In ancient Roman religion, the Arval Brethren (Latin: Fratres Arvales, "Brothers of the Fields") or Arval Brothers were a body of priests who offered annual sacrifices to the Lares and gods to guarantee good harvests.Inscriptions provide evidence of their oaths, rituals and sacrifices.
Roman legend held that the priestly college was originated by Romulus, first king of Rome, who took the place of a dead son of his nurse Acca Laurentia, and formed the priesthood with the remaining eleven sons. They were also connected originally with the Sabine priesthood of Sodales Titii who were probably originally their counterpart among the Sabines. Thus it can be inferred that they existed before the founding of the city. There is further proof of the high antiquity of the college in the verbal forms of the song with which, down to late times, a part of the ceremonies was accompanied, and which is still preserved. They persisted to the imperial period.
Arval Brethren formed a college of twelve priests, although archaeologists have found only up to nine names at a time in the inscriptions. They were appointed for life and did not lose their status even in exile. According to Pliny the Elder, their sign was a white band with the chaplet of sheaves of grain (Naturalis Historia 18.2).
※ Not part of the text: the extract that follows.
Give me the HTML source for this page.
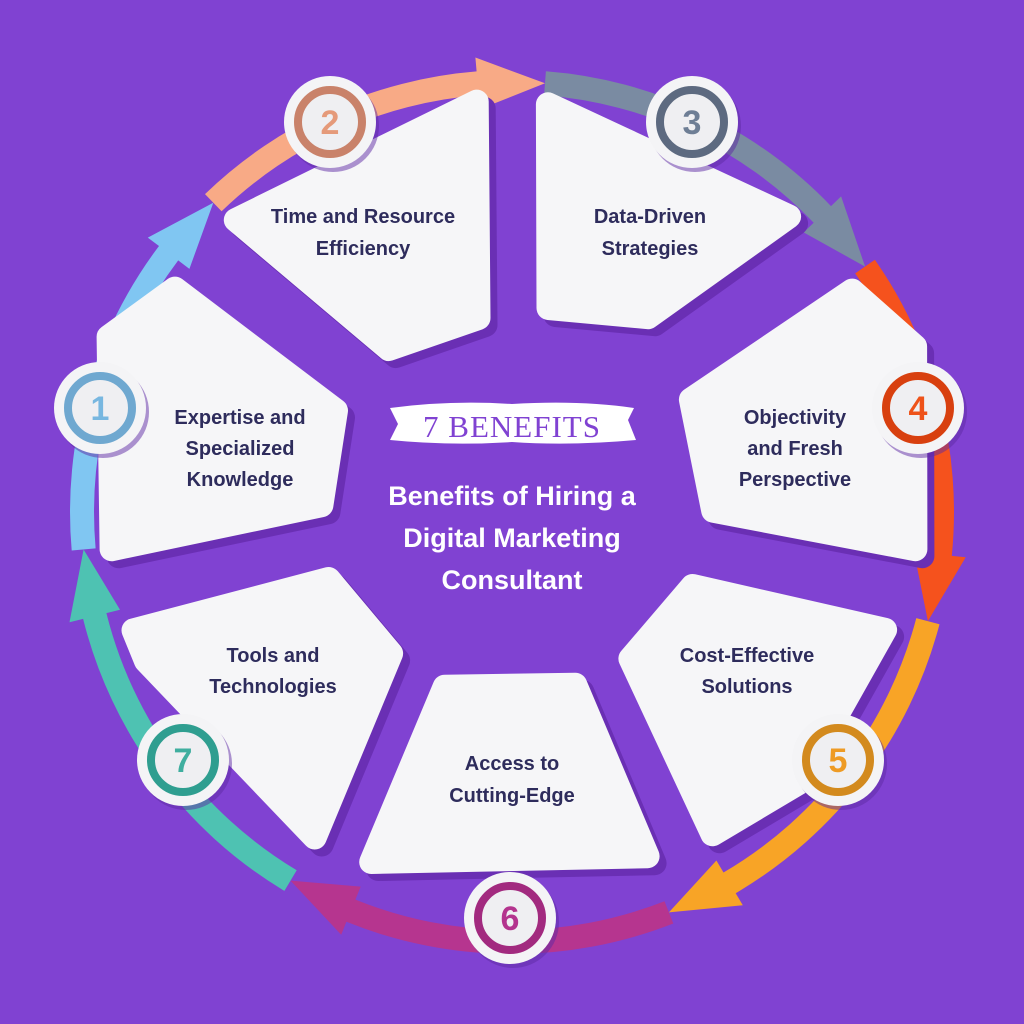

The Brethren assembled in the Regia. Their task was the worship of Dea Dia, an old fertility goddess, possibly an aspect of Maia or Ceres. On the three days of her May festival, they offered sacrifices and chanted secretly inside the temple of the goddess at her lucus the Carmen Arvale. The magister (master) of the college selected the exact three days of the celebration by an unknown method.